Task description
Please write out the lines of the data exactly, beginning with the first and ending with the line containing "import plotly.graph_objects as go"; leave the pictures behind.

Dataset extract
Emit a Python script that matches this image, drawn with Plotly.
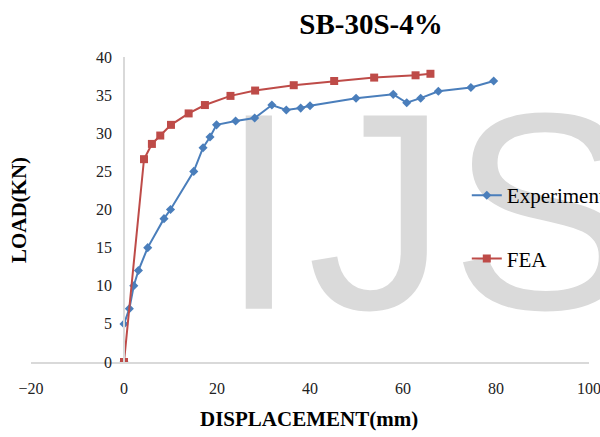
import plotly.graph_objects as go

# Data
exp_x = [0, 0, 1.15, 2.1, 3.1, 5.1, 8.6, 10.0, 15.0, 17.0, 18.5, 19.9, 24.0, 28.1,
         31.8, 34.9, 38.0, 40.0, 49.9, 57.9, 60.8, 63.8, 67.6, 74.6, 79.5]
exp_y = [0, 5, 7.0, 10.0, 12.0, 15.0, 18.8, 20.0, 25.0, 28.1, 29.5, 31.1, 31.6, 32.0,
         33.7, 33.05, 33.3, 33.6, 34.6, 35.1, 34.0, 34.6, 35.5, 36.0, 36.85]
fea_x = [0, 4.3, 6.0, 7.8, 10.1, 13.9, 17.4, 22.9, 28.2, 36.5, 45.2, 53.8, 62.7, 65.9]
fea_y = [0, 26.6, 28.6, 29.7, 31.1, 32.6, 33.7, 34.9, 35.6, 36.3, 36.85, 37.3, 37.6, 37.8]

x_ticks = [-20, 0, 20, 40, 60, 80, 100]
y_ticks = [0, 5, 10, 15, 20, 25, 30, 35, 40]

# background watermark letters
wm_text = ["I", "J", "S"]
wm_x = [29.0, 54.5, 90.3]
wm_y = [16.2, 16.2, 16.2]

serif = "Liberation Serif, Times New Roman, serif"

W, H = 600, 437

fig = go.Figure()

fig.add_trace(go.Scatter(
    x=wm_x, y=wm_y, mode="text", text=wm_text, textposition="middle center",
    textfont=dict(family="Liberation Sans, Arial, sans-serif", size=281, color="#dadada"),
    hoverinfo="skip", showlegend=False, cliponaxis=False))

fig.add_trace(go.Scatter(
    x=exp_x, y=exp_y, mode="lines+markers", name="Experiment",
    line=dict(color="#4A7EBB", width=2),
    marker=dict(symbol="diamond", size=7, color="#4A7EBB"),
    legendgroup="a"))
fig.add_trace(go.Scatter(
    x=fea_x, y=fea_y, mode="lines+markers", name="FEA",
    line=dict(color="#BE4B48", width=2),
    marker=dict(symbol="square", size=8, color="#BE4B48"),
    legendgroup="b"))

fig.update_layout(
    width=W, height=H,
    margin=dict(l=31, r=11, t=57, b=75, autoexpand=False),
    paper_bgcolor="white", plot_bgcolor="white",
    font=dict(family=serif, color="#222"),
    title=dict(text="<b>SB-30S-4%</b>", x=371 / W, xanchor="center",
               y=1 - 24 / H, yanchor="middle", yref="container", automargin=False,
               font=dict(family=serif, size=29, color="black")),
    xaxis=dict(range=[-20, 100], tickvals=x_ticks, showgrid=False, zeroline=False,
               showline=True, linecolor="#d9d9d9", linewidth=1.5, ticks="",
               automargin=False, ticklabeloverflow="allow",
               ticklabelstandoff=11, tickfont=dict(family=serif, size=16, color="#222")),
    yaxis=dict(range=[0, 40], tickvals=y_ticks, showgrid=False, zeroline=False,
               showline=True, linecolor="#d9d9d9", linewidth=1.5, ticks="",
               automargin=False, ticklabeloverflow="allow",
               anchor="free", position=1 / 6, ticklabelstandoff=8,
               tickfont=dict(family=serif, size=16, color="#222")),
    legend=dict(x=0.781, xanchor="left", y=0.613, yanchor="top",
                bgcolor="rgba(0,0,0,0)", font=dict(family=serif, size=21, color="black"),
                traceorder="grouped", tracegroupgap=33, itemwidth=30),
    showlegend=True,
    annotations=[
        dict(text="<b>DISPLACEMENT(mm)</b>", xref="paper", yref="paper",
             x=0.498, y=(362 - 419) / 305, xanchor="center", yanchor="middle",
             showarrow=False, font=dict(family=serif, size=21, color="black")),
        dict(text="<b>LOAD(KN)</b>", xref="paper", yref="paper",
             x=(19 - 31) / 558, y=0.498, xanchor="center", yanchor="middle",
             textangle=-90, showarrow=False,
             font=dict(family=serif, size=21, color="black")),
    ],
)

# remove the browser's default body margin so the figure fills the window exactly
fig.write_html("out.html", config={"displayModeBar": False},
               post_script="document.body.style.margin='0px';")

Reply
Emit a Python script that matches this image, drawn with Plotly.
import plotly.graph_objects as go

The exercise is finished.